Does he look for a ‘Rolland style’?

‘When we first bought the château we didn’t really know that much about the wine business. We were told he was the best there is, and that was that.’

I follow Rolland to Smith-Haut-Lafitte, a few minutes drive away, where the process of arriving at a blend seems more tortuous than at Malartic. Smith’s chief oenologist, Fabien Teitgen, has added new variables: lots from the same parcel come from a new pneumatic press.

One seems bigger, rounder, more upfront. Rolland unfazed. ‘It’s difficult to take a strong position.’ ‘This time, we agree,’ Teitgen says. ‘We don’t always.’

Rolland wants to make two Sauvignon Blanc blends, one with samples ‘where the mouthfeel

is not big’ and the second slightly bigger. As at Malartic, he directs, and Teitgen wields a big plastic syringe, taking percentages and making the blend directly in the glass.

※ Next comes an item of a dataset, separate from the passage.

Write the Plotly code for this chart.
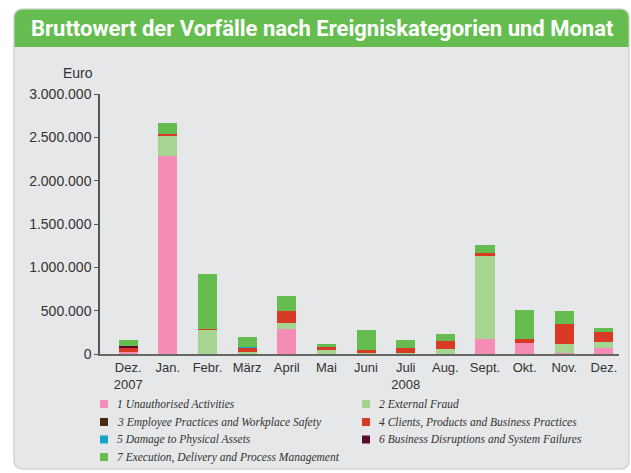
import plotly.graph_objects as go

# Monate (x-Achse)
months = ["Dez.<br>2007", "Jan.", "Febr.", "März", "April", "Mai", "Juni",
          "Juli<br>2008", "Aug.", "Sept.", "Okt.", "Nov.", "Dez."]

# Bruttowert je Ereigniskategorie in Euro (aus dem Bild geschätzt)
cat_names = [
    "1 Unauthorised Activities",
    "2 External Fraud",
    "3 Employee Practices and Workplace Safety",
    "4 Clients, Products and Business Practices",
    "5 Damage to Physical Assets",
    "6 Business Disruptions and System Failures",
    "7 Execution, Delivery and Process Management",
]
cat1 = [18000, 2288000, 0, 0, 292000, 0, 0, 0, 0, 173000, 131000, 12000, 73000]
cat2 = [0, 231000, 285000, 27000, 62000, 46000, 8000, 10000, 58000, 958000, 0, 100000, 69000]
cat3 = [0, 0, 0, 0, 0, 0, 0, 0, 0, 0, 0, 0, 0]
cat4 = [60000, 23000, 8000, 48000, 138000, 35000, 33000, 65000, 92000, 35000, 42000, 231000, 112000]
cat5 = [0, 0, 0, 6000, 0, 0, 0, 0, 0, 0, 0, 0, 0]
cat6 = [10000, 0, 0, 0, 0, 0, 0, 0, 0, 0, 0, 0, 0]
cat7 = [78000, 127000, 635000, 115000, 181000, 35000, 231000, 92000, 81000, 92000, 335000, 150000, 46000]

y_ticks = [0, 500000, 1000000, 1500000, 2000000, 2500000, 3000000]

colors = ["#f48cb6", "#a6d592", "#4e2a12", "#d93a26", "#12a3c9", "#5d0b2e", "#65bd50"]
series = [cat1, cat2, cat3, cat4, cat5, cat6, cat7]

BG = "#e6e7e8"
GREEN = "#65bd50"

fig = go.Figure()
for name, vals, col in zip(cat_names, series, colors):
    fig.add_trace(go.Bar(
        x=months, y=vals, name=name,
        marker=dict(color=col, line=dict(width=0)),
        hoverinfo="skip", showlegend=False,
    ))

# plot area: x 100..619, y 94..354 (px)
L, R, T, B = 100, 12, 94, 119
W, H = 631 - L - R, 473 - T - B


def px(x):
    return (x - L) / W


def py(y):
    return (473 - B - y) / H


def rounded_path(x0, y0, x1, y1, r, top_only=False):
    rx, ry = r / W, r / H
    X0, X1 = px(x0), px(x1)
    Y0, Y1 = py(y0), py(y1)  # Y0 top, Y1 bottom
    p = f"M {X0},{Y1 + (0 if top_only else ry)} L {X0},{Y0 - ry} Q {X0},{Y0} {X0 + rx},{Y0} "
    p += f"L {X1 - rx},{Y0} Q {X1},{Y0} {X1},{Y0 - ry} "
    if top_only:
        p += f"L {X1},{Y1} Z"
    else:
        p += f"L {X1},{Y1 + ry} Q {X1},{Y1} {X1 - rx},{Y1} L {X0 + rx},{Y1} Q {X0},{Y1} {X0},{Y1 + ry} Z"
    return p


shapes = [
    dict(type="path", xref="paper", yref="paper", layer="below",
         path=rounded_path(14, 9, 629, 469, 9),
         fillcolor=BG, line=dict(color="#d2d3d5", width=1.5)),
    dict(type="path", xref="paper", yref="paper", layer="below",
         path=rounded_path(14.5, 9.5, 628.5, 47, 9, top_only=True),
         fillcolor=GREEN, line=dict(width=0)),
]

annotations = [
    dict(text="<b>Bruttowert der Vorfälle nach Ereigniskategorien und Monat</b>",
         xref="paper", yref="paper", x=px(29), y=py(28), xanchor="left", yanchor="middle",
         showarrow=False,
         font=dict(family="Liberation Sans Narrow, Roboto, Arial", size=22, color="white")),
    dict(text="Euro", xref="paper", yref="paper", x=px(95), y=py(73),
         xanchor="right", yanchor="middle", showarrow=False,
         font=dict(family="Liberation Sans, Arial", size=14, color="#333333")),
]

# Legende: zwei Spalten, Zeilen von oben nach unten
col_x = [100, 362]
row_y = [404, 422, 439.5, 457]
for i, (name, col) in enumerate(zip(cat_names, colors)):
    cx, cy = col_x[i % 2], row_y[i // 2]
    shapes.append(dict(type="rect", xref="paper", yref="paper",
                       x0=px(cx), x1=px(cx + 8), y0=py(cy - 4), y1=py(cy + 4),
                       fillcolor=col, line=dict(width=0)))
    annotations.append(dict(text=name, xref="paper", yref="paper",
                            x=px(cx + 15), y=py(cy), xanchor="left", yanchor="middle",
                            showarrow=False,
                            font=dict(family="Liberation Serif, DejaVu Serif", size=11.5,
                                      color="#333333", style="italic")))

fig.update_layout(
    width=631, height=473,
    margin=dict(l=L, r=R, t=T, b=B),
    barmode="stack",
    bargap=0.52,
    paper_bgcolor="white",
    plot_bgcolor="rgba(0,0,0,0)",
    separators=",.",
    shapes=shapes,
    annotations=annotations,
    showlegend=False,
    font=dict(family="Liberation Sans, Arial", size=14, color="#333333"),
    xaxis=dict(
        range=[-0.71, 12.38], showline=True, linecolor="#666666", linewidth=2,
        ticks="", tickfont=dict(size=13, color="#333333"), fixedrange=True,
    ),
    yaxis=dict(
        range=[0, 3000000], tickvals=y_ticks, tickformat=",d",
        showline=True, linecolor="#555555", linewidth=1.5,
        ticks="outside", ticklen=4, tickcolor="#555555",
        showgrid=False, zeroline=False, tickfont=dict(size=14, color="#333333"),
        fixedrange=True,
    ),
)

fig.write_html("out.html", config={"displayModeBar": False},
               post_script="document.body.style.margin='0';")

The two blends are tasted – and then blended together. One lot is taken out, around 10% Semillon added – and again we are nearly there – 95% of the en primeur wine. Rolland likes to stress the ineffable nature of his job.

‘This stage of the process is 98% art and 2% science. It is very difficult to explain.’ But a large part of it is treading the fine line between quality and quantity. ‘I am employed to

make the limit of what is good. There are two philosophies. The first is, “We have to make 200,000 bottles.”

The second, “We will make the best wine with the wine we have.”’

But there must be tremendous pressure to add volume, surely, and especially in a year like 2008, when the yield is half that of 2007? Apparently not.

‘Sometimes I tell Daniel [Cathiard, the owner of Smith-Haut-Lafitte], “There is a blend I

like and a blend I will accept.” Daniel always takes the first.